The government has published a policy paper outlining how it plans to remove the concept of domicile status from the tax system and implement a new residence-based regime.
In a policy paper published yesterday (31 July) it said: “The government is committed to addressing unfairness in the tax system, so that everyone who is long-term resident in the UK pays their taxes here.”
As a result, it will remove the status of domicile status from the tax system and implement a new residence-based regime which is internationally competitive and focused on attracting the best talent and investment to the UK.
The government said it will implement the four-year foreign income and gains (FIG) regime announced by the previous government at the Spring Budget.
However, this approach left “several advantages” for existing non-doms, which it is committed to ending.
From the 6 April 2025, it will introduce an internationally competitive residence-based regime.
This will provide 100% relief on FIG for new arrivals to the UK in their first four years of tax residence, as long as they have not been UK tax resident in any of the 10 consecutive years prior to their arrival.
From the same date, the protection from tax on income and gains arising within settlor-interested trust structures will no longer be available for non-domiciled and deemed domiciled individuals who do not qualify for the four-year FIG regime.
The government also intends to conduct a review of offshore anti-avoidance legislation, including the Transfer of Assets Abroad and Settlements legislation.
UK resident individuals who are ineligible for the four-year FIG regime, or who choose not to make a claim for a tax year, will be subject to Capital Gains Tax (CGT) on foreign gains in the normal way.
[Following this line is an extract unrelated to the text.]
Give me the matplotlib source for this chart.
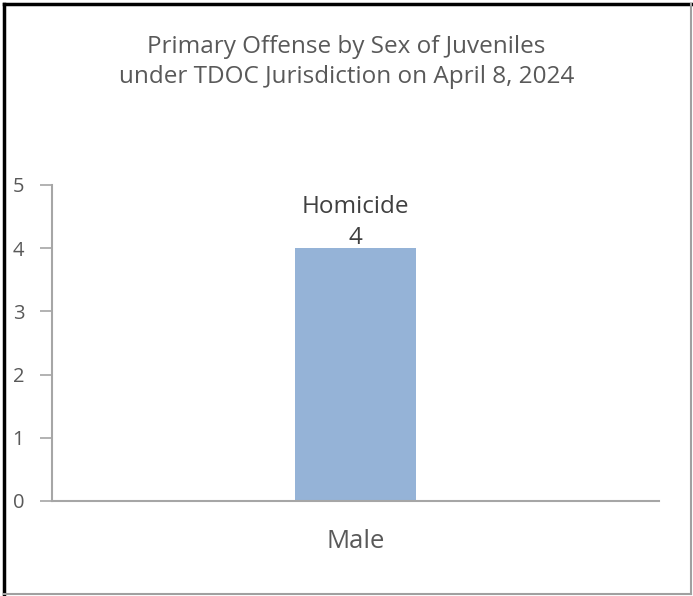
import matplotlib
matplotlib.use("Agg")
import matplotlib.pyplot as plt
from matplotlib.lines import Line2D

categories = ["Male"]
values = [4]
bar_labels = ["Homicide"]
yticks = [0, 1, 2, 3, 4, 5]
title = "Primary Offense by Sex of Juveniles\nunder TDOC Jurisdiction on April 8, 2024"

plt.rcParams['font.family'] = ['Open Sans', 'DejaVu Sans']
txt = '#595959'
axc = '#A6A6A6'

fig = plt.figure(figsize=(6.93, 5.96), dpi=100)
ax = fig.add_axes([0.075, 0.1594, 0.876, 0.5302])

x = list(range(len(categories)))
bars = ax.bar(x, values, width=0.2, color='#95B3D7', zorder=2)
ax.set_xlim(-0.5, len(categories) - 0.5)
ax.set_ylim(0, 5)
ax.set_yticks(yticks)
ax.set_xticks(x)
ax.set_xticklabels(categories, fontsize=18.5, color=txt)
ax.tick_params(axis='x', length=0, pad=20)
ax.tick_params(axis='y', length=9, width=1.2, color=axc, labelsize=14.5, labelcolor=txt, pad=11)
for s in ['top', 'right']:
    ax.spines[s].set_visible(False)
for s in ['left', 'bottom']:
    ax.spines[s].set_color(axc)
    ax.spines[s].set_linewidth(1.5)

for xi, v, lab in zip(x, values, bar_labels):
    ax.annotate(f"{lab}\n{v}", (xi, v), xytext=(0, -1), textcoords='offset points',
                ha='center', va='bottom', fontsize=17.5, color='#404040', linespacing=1.38)

fig.text(0.5, 0.896, title, ha='center', va='center', fontsize=17.5, color=txt, linespacing=1.35)

# border
fig.add_artist(Line2D([0.006, 0.006], [0.003, 0.994], color='black', lw=2.5, transform=fig.transFigure))
fig.add_artist(Line2D([0.006, 0.997], [0.994, 0.994], color='black', lw=2.5, transform=fig.transFigure))
fig.add_artist(Line2D([0.997, 0.997], [0.003, 0.994], color='#A0A0A0', lw=1.5, transform=fig.transFigure))
fig.add_artist(Line2D([0.006, 0.997], [0.003, 0.003], color='#A0A0A0', lw=1.5, transform=fig.transFigure))

fig.savefig("out.png", dpi=100)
A new Temporary Repatriation Facility (TRF) will be available for individuals also, who have been taxed on the remittance basis. Individuals that have previously claimed the remittance basis will be able to remit FIG that arose prior to 6 April 2025 and pay a reduced tax rate on the remittance for a limited time period after the remittance basis has ended.
Inheritance tax (IHT) is currently a domicile-based system. The government intends to replace this with a new residence-based system from 6 April 2025.This will affect the scope of property brought into UK IHT for individuals and trusts.
Reacting to the news, Forvis Mazars UK partner Paul Barham said: “We are now starting to see the true colour of Labour’s thinking on non-doms with some much-needed clarity on the direction of travel.
“The latest guidance gives many of those considering when and whether to crystallise non-UK income and gains this tax year or next and when and whether to claim the remittance basis this year, the detail they need to start to press ahead plans.
“However, for those with non-UK trust structures it still hangs in the balance and they will be left with a very short decision-making window.
“Now is the time to get ahead and review current structures, their purposes and how they should be used moving forward so that action can be taken swiftly once the detail is finally disclosed.”
Let’s see how the non-doms take it. Will they just either not come here or will those who are here already, just move away? The UK is no longer the attractive place for business it once was. Due no doubt to the regulatory burden. Evidenced now by some back pedalling, but is that too late?